---------- Collected material ----------
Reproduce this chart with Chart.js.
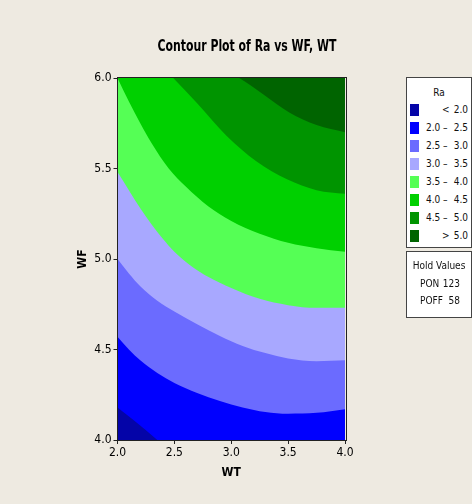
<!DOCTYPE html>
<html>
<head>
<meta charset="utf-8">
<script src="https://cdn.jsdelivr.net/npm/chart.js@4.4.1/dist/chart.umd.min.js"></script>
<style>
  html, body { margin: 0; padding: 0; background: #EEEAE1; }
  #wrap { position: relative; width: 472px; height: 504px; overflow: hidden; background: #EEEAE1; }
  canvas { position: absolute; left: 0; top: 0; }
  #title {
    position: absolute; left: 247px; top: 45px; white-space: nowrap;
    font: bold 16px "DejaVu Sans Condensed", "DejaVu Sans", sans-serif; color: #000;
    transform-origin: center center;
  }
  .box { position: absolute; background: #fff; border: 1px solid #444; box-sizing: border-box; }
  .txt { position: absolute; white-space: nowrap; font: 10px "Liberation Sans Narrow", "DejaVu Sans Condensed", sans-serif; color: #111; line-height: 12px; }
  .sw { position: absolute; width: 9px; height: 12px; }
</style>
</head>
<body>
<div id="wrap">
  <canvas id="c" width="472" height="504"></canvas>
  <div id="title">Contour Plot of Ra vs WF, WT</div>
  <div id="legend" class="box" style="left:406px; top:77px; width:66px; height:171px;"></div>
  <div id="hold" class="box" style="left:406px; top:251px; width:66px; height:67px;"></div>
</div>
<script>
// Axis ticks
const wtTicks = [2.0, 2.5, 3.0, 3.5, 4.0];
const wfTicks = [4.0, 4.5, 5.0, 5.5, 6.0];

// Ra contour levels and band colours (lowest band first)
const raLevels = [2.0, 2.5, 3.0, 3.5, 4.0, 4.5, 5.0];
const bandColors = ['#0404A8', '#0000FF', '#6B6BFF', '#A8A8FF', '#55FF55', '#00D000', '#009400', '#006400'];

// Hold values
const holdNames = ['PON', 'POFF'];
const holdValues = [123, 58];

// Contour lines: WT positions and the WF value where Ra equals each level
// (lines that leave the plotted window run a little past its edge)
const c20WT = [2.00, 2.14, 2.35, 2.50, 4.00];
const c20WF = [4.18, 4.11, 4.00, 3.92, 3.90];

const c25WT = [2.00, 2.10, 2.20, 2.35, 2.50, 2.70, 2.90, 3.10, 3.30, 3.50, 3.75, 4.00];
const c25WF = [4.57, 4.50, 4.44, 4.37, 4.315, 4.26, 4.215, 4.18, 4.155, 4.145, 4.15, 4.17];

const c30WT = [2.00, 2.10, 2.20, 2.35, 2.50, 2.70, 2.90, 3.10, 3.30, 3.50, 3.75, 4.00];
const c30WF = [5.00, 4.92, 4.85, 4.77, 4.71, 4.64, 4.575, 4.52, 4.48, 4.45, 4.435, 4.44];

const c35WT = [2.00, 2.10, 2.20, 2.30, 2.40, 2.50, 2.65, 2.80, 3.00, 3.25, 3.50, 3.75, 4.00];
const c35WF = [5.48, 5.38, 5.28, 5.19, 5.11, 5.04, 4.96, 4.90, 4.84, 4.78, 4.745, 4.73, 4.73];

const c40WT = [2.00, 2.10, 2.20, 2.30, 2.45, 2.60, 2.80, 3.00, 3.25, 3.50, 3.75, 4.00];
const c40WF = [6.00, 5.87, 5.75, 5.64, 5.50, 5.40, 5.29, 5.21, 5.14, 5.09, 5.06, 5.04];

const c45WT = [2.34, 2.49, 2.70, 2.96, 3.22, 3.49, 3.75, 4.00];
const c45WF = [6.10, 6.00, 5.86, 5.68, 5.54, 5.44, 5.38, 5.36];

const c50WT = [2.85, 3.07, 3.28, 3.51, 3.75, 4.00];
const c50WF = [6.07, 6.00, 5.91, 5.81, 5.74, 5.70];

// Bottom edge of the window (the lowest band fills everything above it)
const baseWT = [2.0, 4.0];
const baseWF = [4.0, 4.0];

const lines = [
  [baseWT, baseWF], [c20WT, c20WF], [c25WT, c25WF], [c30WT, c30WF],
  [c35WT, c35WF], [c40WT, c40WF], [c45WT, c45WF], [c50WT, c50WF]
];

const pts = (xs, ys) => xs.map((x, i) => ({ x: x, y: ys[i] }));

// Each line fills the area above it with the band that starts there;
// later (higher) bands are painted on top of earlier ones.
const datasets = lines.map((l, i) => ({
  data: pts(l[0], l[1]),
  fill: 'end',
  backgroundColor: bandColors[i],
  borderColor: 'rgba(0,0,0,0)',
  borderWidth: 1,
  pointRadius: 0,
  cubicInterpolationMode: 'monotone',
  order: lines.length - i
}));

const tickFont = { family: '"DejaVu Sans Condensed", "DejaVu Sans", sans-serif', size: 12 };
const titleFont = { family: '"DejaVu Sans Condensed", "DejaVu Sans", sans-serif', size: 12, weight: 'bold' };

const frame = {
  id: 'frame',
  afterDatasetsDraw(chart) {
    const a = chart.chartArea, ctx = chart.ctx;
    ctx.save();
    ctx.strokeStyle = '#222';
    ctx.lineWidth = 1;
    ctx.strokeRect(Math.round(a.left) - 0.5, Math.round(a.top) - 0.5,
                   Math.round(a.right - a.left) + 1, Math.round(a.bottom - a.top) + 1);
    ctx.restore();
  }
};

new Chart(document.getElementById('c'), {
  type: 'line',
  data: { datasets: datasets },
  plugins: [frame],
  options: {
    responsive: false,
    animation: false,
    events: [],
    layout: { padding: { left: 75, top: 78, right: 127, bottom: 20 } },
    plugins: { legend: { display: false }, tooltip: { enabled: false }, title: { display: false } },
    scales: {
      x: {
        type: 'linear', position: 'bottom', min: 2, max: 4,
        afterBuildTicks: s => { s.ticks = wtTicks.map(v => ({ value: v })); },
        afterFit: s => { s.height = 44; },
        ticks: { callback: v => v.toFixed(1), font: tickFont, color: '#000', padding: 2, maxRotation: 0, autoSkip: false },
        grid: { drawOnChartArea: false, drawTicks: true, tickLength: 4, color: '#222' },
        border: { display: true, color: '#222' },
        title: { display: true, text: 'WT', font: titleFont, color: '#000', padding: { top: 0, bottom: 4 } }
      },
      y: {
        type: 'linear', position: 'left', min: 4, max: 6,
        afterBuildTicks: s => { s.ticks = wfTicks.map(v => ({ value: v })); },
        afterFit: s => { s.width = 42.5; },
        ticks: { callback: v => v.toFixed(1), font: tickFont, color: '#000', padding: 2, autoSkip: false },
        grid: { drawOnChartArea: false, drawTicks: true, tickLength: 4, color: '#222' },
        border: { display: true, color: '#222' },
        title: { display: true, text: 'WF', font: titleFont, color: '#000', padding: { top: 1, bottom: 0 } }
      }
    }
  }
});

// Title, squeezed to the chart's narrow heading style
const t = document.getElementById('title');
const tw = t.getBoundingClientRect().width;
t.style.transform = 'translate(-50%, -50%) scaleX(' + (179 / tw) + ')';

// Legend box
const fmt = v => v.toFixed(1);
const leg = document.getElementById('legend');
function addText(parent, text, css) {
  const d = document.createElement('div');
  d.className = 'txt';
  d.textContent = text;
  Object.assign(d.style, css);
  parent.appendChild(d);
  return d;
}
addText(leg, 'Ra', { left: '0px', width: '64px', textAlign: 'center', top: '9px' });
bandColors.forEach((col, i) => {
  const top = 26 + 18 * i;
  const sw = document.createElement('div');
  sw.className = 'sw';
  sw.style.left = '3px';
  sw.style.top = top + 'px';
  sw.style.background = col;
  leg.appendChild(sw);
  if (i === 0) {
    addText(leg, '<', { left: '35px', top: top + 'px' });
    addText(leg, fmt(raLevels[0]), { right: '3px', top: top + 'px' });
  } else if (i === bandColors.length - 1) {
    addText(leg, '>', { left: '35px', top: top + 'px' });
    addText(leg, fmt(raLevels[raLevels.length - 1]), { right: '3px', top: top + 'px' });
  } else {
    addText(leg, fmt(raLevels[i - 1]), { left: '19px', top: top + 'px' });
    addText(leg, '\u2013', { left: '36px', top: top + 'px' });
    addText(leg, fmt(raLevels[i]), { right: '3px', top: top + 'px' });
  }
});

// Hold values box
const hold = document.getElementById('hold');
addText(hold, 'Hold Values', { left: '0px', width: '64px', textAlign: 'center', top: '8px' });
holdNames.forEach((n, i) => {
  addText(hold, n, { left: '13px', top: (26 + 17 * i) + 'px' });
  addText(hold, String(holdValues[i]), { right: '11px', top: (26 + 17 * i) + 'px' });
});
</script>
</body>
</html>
----------
### Directions for this task
Exactly reproduce the run of lines from the start of the listing through the line with "const holdValues = [123, 58];", inclusive; pictures are not copied.

### Complete response
Reproduce this chart with Chart.js.
<!DOCTYPE html>
<html>
<head>
<meta charset="utf-8">
<script src="https://cdn.jsdelivr.net/npm/chart.js@4.4.1/dist/chart.umd.min.js"></script>
<style>
  html, body { margin: 0; padding: 0; background: #EEEAE1; }
  #wrap { position: relative; width: 472px; height: 504px; overflow: hidden; background: #EEEAE1; }
  canvas { position: absolute; left: 0; top: 0; }
  #title {
    position: absolute; left: 247px; top: 45px; white-space: nowrap;
    font: bold 16px "DejaVu Sans Condensed", "DejaVu Sans", sans-serif; color: #000;
    transform-origin: center center;
  }
  .box { position: absolute; background: #fff; border: 1px solid #444; box-sizing: border-box; }
  .txt { position: absolute; white-space: nowrap; font: 10px "Liberation Sans Narrow", "DejaVu Sans Condensed", sans-serif; color: #111; line-height: 12px; }
  .sw { position: absolute; width: 9px; height: 12px; }
</style>
</head>
<body>
<div id="wrap">
  <canvas id="c" width="472" height="504"></canvas>
  <div id="title">Contour Plot of Ra vs WF, WT</div>
  <div id="legend" class="box" style="left:406px; top:77px; width:66px; height:171px;"></div>
  <div id="hold" class="box" style="left:406px; top:251px; width:66px; height:67px;"></div>
</div>
<script>
// Axis ticks
const wtTicks = [2.0, 2.5, 3.0, 3.5, 4.0];
const wfTicks = [4.0, 4.5, 5.0, 5.5, 6.0];

// Ra contour levels and band colours (lowest band first)
const raLevels = [2.0, 2.5, 3.0, 3.5, 4.0, 4.5, 5.0];
const bandColors = ['#0404A8', '#0000FF', '#6B6BFF', '#A8A8FF', '#55FF55', '#00D000', '#009400', '#006400'];

// Hold values
const holdNames = ['PON', 'POFF'];
const holdValues = [123, 58];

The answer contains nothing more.